> [PROBLEM TO SOLVE]:
Give the number of lines that contain the string "with", please, and nothing else.

# Start of DATA

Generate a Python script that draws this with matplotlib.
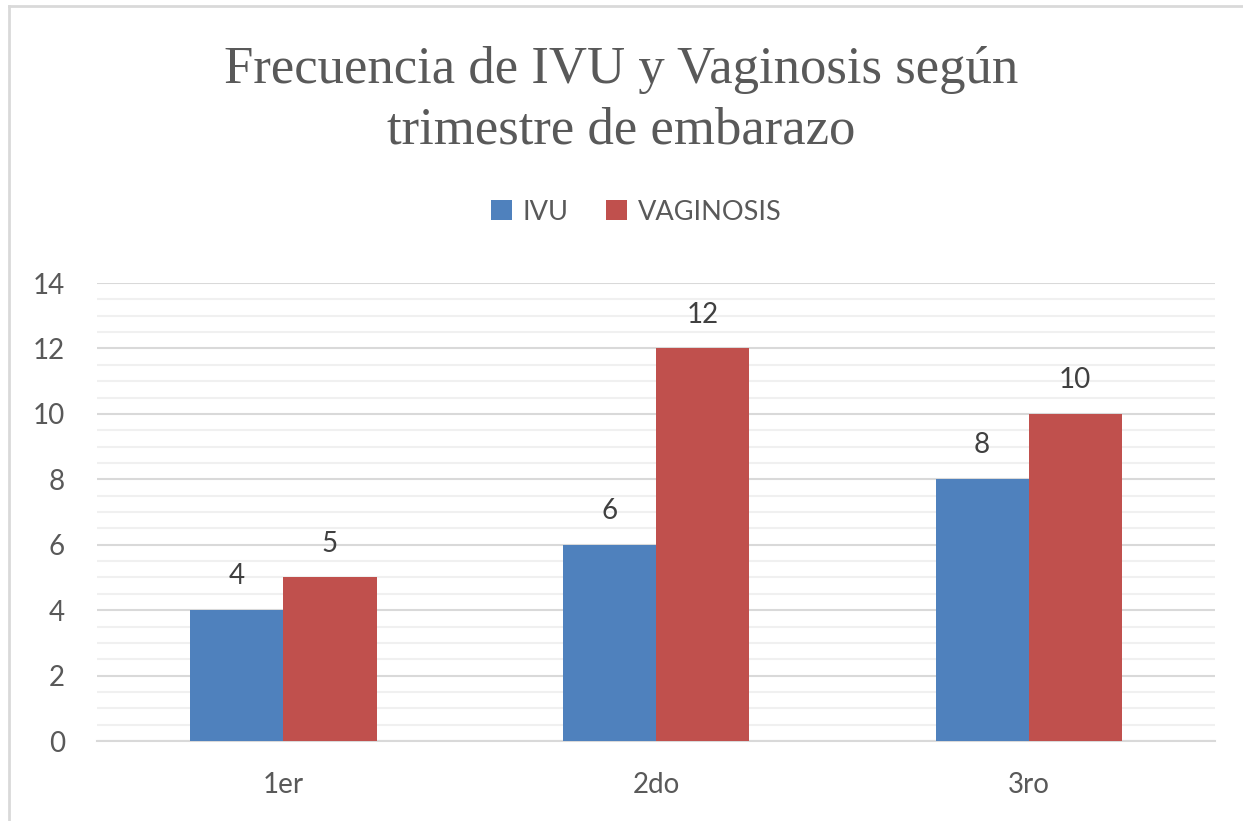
import matplotlib.pyplot as plt
from matplotlib.lines import Line2D
from matplotlib.ticker import MultipleLocator
import numpy as np

# data
trimestres = ['1er', '2do', '3ro']
ivu = [4, 6, 8]
vaginosis = [5, 12, 10]
series_names = ['IVU', 'VAGINOSIS']
colors = ['#4f81bd', '#c0504d']
text_color = '#595959'

plt.rcParams['font.family'] = ['Lato', 'DejaVu Sans']

fig = plt.figure(figsize=(12.43, 8.21), dpi=100)
ax = fig.add_axes([97 / 1243, 80 / 821, (1215 - 97) / 1243, (741 - 283) / 821])

# outer chart border (only top and left visible in the crop)
fig.add_artist(Line2D([9 / 1243, 1], [1 - 6 / 821, 1 - 6 / 821], color='#d9d9d9', lw=2))
fig.add_artist(Line2D([9 / 1243, 9 / 1243], [0, 1 - 6 / 821], color='#d9d9d9', lw=2))

x = np.arange(len(trimestres))
w = 0.25
b1 = ax.bar(x - w / 2, ivu, w, color=colors[0], label=series_names[0], zorder=3)
b2 = ax.bar(x + w / 2, vaginosis, w, color=colors[1], label=series_names[1], zorder=3)

for bars in (b1, b2):
    ax.bar_label(bars, padding=15, fontsize=20, color='#404040')

ax.set_xlim(-0.5, 2.5)
ax.set_ylim(0, 14)
ax.yaxis.set_major_locator(MultipleLocator(2))
ax.yaxis.set_minor_locator(MultipleLocator(0.5))
ax.grid(axis='y', which='major', color='#d9d9d9', lw=1.5, zorder=0)
ax.grid(axis='y', which='minor', color='#f0f0f0', lw=1.5, zorder=0)
ax.set_axisbelow(True)

ax.set_xticks(x)
ax.set_xticklabels(trimestres)
ax.tick_params(axis='x', length=0, pad=22, labelsize=20, labelcolor=text_color)
ax.tick_params(axis='y', which='both', length=0, pad=23, labelsize=20, labelcolor=text_color)

for s in ['top', 'right', 'left']:
    ax.spines[s].set_visible(False)
ax.spines['bottom'].set_color('#d9d9d9')
ax.spines['bottom'].set_linewidth(1.5)

fig.text(0.5, 1 - 100 / 821, 'Frecuencia de IVU y Vaginosis según\ntrimestre de embarazo',
         ha='center', va='center', fontsize=38, color=text_color,
         family=['Liberation Serif', 'DejaVu Serif'], linespacing=1.35)

fig.legend(loc='center', bbox_to_anchor=(0.512, 1 - 212 / 821), ncol=2, frameon=False,
           fontsize=19.5, labelcolor=text_color, handlelength=0.75, handleheight=0.75,
           handletextpad=0.4, columnspacing=1.4)

fig.savefig('out.png', dpi=100)
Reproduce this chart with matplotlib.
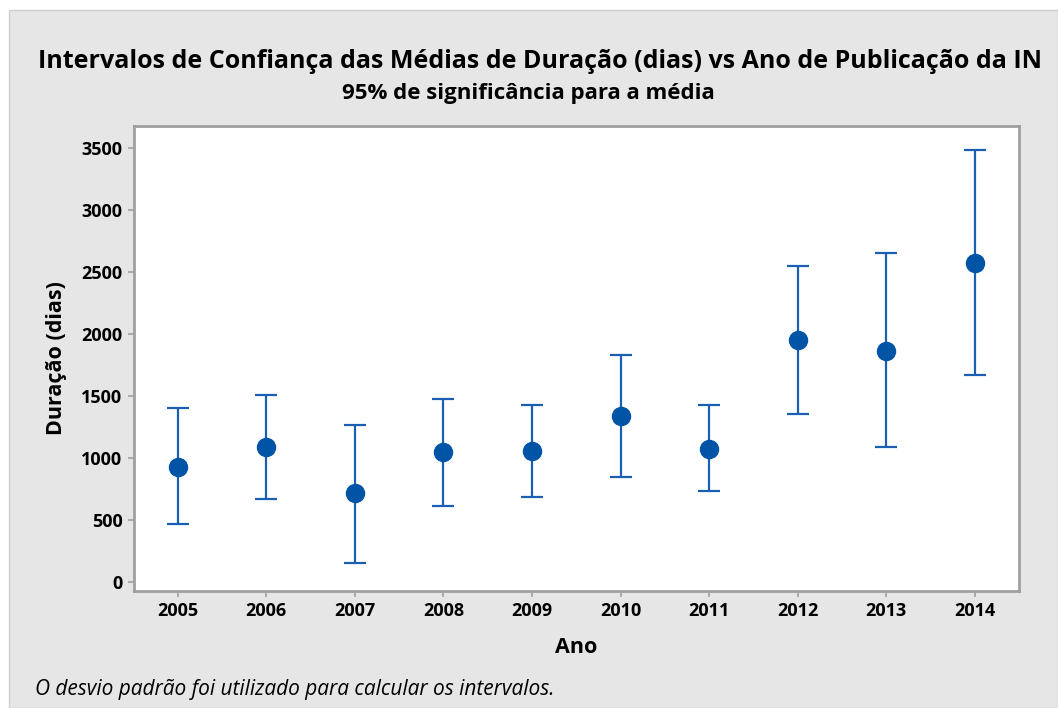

# End of DATA

> [THE REPLY]:
2